(Plotting code records)
>>>
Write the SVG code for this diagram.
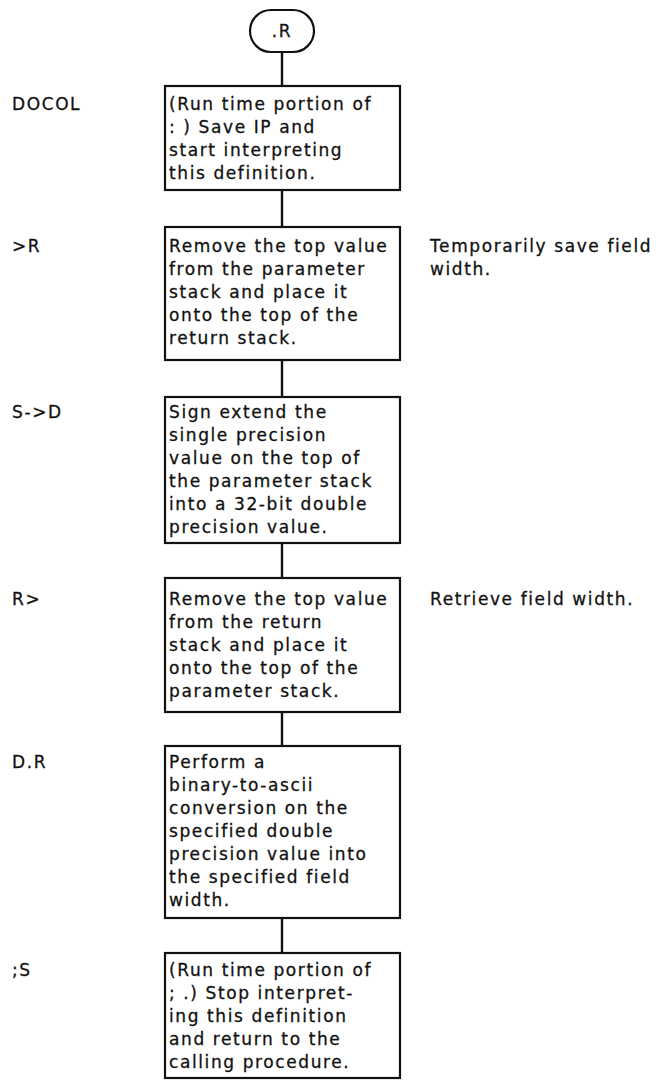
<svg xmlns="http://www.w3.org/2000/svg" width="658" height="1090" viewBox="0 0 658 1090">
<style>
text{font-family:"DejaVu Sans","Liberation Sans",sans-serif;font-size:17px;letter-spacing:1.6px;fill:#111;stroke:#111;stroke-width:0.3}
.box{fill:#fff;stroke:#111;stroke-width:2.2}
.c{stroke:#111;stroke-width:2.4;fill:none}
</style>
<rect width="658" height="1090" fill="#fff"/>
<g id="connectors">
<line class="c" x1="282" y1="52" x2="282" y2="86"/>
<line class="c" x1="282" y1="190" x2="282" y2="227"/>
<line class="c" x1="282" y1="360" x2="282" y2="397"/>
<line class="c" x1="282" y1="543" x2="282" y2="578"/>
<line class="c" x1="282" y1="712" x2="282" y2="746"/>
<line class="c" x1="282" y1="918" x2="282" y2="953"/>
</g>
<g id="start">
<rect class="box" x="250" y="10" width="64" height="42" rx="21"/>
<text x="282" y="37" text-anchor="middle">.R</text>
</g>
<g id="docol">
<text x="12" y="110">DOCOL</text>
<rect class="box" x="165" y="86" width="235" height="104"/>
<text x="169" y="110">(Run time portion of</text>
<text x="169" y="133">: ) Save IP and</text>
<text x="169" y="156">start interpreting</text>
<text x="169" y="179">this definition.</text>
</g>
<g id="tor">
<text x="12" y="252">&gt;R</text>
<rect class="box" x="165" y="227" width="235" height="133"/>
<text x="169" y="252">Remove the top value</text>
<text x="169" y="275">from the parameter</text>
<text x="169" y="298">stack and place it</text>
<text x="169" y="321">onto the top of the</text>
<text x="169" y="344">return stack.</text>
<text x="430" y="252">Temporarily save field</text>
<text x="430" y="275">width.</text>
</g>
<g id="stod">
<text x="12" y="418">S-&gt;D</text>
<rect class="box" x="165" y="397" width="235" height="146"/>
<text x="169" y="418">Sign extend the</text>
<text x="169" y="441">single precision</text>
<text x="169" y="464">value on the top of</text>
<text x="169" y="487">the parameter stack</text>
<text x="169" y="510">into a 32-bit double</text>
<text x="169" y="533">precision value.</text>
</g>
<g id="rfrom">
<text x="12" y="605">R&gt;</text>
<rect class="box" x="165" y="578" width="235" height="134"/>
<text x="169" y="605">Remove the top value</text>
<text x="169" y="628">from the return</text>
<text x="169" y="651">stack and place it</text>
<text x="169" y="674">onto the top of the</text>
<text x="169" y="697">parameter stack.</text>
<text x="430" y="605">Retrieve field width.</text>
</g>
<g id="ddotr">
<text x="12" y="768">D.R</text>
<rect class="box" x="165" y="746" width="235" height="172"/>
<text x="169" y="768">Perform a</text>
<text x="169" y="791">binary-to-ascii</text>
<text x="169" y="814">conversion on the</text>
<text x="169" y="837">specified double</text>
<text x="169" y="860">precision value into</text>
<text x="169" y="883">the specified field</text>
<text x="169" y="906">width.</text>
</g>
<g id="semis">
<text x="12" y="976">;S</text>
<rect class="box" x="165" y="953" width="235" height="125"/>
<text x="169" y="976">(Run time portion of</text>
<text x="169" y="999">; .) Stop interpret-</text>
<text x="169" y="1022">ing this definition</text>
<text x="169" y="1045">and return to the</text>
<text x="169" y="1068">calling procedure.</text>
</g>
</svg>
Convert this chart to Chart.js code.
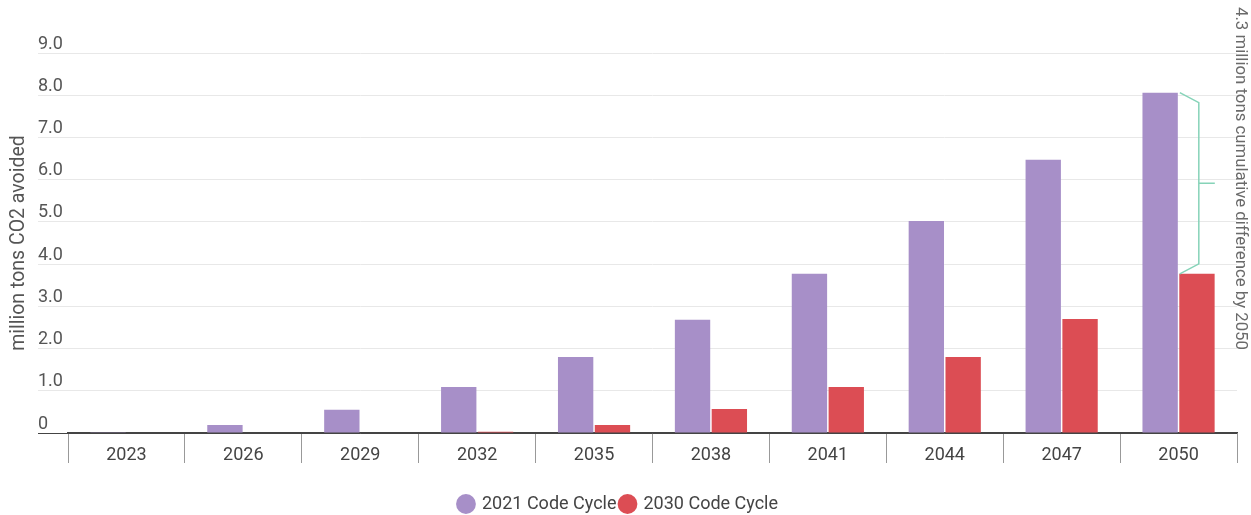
<<<
# The exercise
Without including any pictures, reproduce the listing exactly.

# Complete response
Write the SVG code for this diagram.
<svg xmlns="http://www.w3.org/2000/svg" width="658" height="1090" viewBox="0 0 658 1090">
<style>
text{font-family:"DejaVu Sans","Liberation Sans",sans-serif;font-size:17px;letter-spacing:1.6px;fill:#111;stroke:#111;stroke-width:0.3}
.box{fill:#fff;stroke:#111;stroke-width:2.2}
.c{stroke:#111;stroke-width:2.4;fill:none}
</style>
<rect width="658" height="1090" fill="#fff"/>
<g id="connectors">
<line class="c" x1="282" y1="52" x2="282" y2="86"/>
<line class="c" x1="282" y1="190" x2="282" y2="227"/>
<line class="c" x1="282" y1="360" x2="282" y2="397"/>
<line class="c" x1="282" y1="543" x2="282" y2="578"/>
<line class="c" x1="282" y1="712" x2="282" y2="746"/>
<line class="c" x1="282" y1="918" x2="282" y2="953"/>
</g>
<g id="start">
<rect class="box" x="250" y="10" width="64" height="42" rx="21"/>
<text x="282" y="37" text-anchor="middle">.R</text>
</g>
<g id="docol">
<text x="12" y="110">DOCOL</text>
<rect class="box" x="165" y="86" width="235" height="104"/>
<text x="169" y="110">(Run time portion of</text>
<text x="169" y="133">: ) Save IP and</text>
<text x="169" y="156">start interpreting</text>
<text x="169" y="179">this definition.</text>
</g>
<g id="tor">
<text x="12" y="252">&gt;R</text>
<rect class="box" x="165" y="227" width="235" height="133"/>
<text x="169" y="252">Remove the top value</text>
<text x="169" y="275">from the parameter</text>
<text x="169" y="298">stack and place it</text>
<text x="169" y="321">onto the top of the</text>
<text x="169" y="344">return stack.</text>
<text x="430" y="252">Temporarily save field</text>
<text x="430" y="275">width.</text>
</g>
<g id="stod">
<text x="12" y="418">S-&gt;D</text>
<rect class="box" x="165" y="397" width="235" height="146"/>
<text x="169" y="418">Sign extend the</text>
<text x="169" y="441">single precision</text>
<text x="169" y="464">value on the top of</text>
<text x="169" y="487">the parameter stack</text>
<text x="169" y="510">into a 32-bit double</text>
<text x="169" y="533">precision value.</text>
</g>
<g id="rfrom">
<text x="12" y="605">R&gt;</text>
<rect class="box" x="165" y="578" width="235" height="134"/>
<text x="169" y="605">Remove the top value</text>
<text x="169" y="628">from the return</text>
<text x="169" y="651">stack and place it</text>
<text x="169" y="674">onto the top of the</text>
<text x="169" y="697">parameter stack.</text>
<text x="430" y="605">Retrieve field width.</text>
</g>
<g id="ddotr">
<text x="12" y="768">D.R</text>
<rect class="box" x="165" y="746" width="235" height="172"/>
<text x="169" y="768">Perform a</text>
<text x="169" y="791">binary-to-ascii</text>
<text x="169" y="814">conversion on the</text>
<text x="169" y="837">specified double</text>
<text x="169" y="860">precision value into</text>
<text x="169" y="883">the specified field</text>
<text x="169" y="906">width.</text>
</g>
<g id="semis">
<text x="12" y="976">;S</text>
<rect class="box" x="165" y="953" width="235" height="125"/>
<text x="169" y="976">(Run time portion of</text>
<text x="169" y="999">; .) Stop interpret-</text>
<text x="169" y="1022">ing this definition</text>
<text x="169" y="1045">and return to the</text>
<text x="169" y="1068">calling procedure.</text>
</g>
</svg>
Convert this chart to Chart.js code.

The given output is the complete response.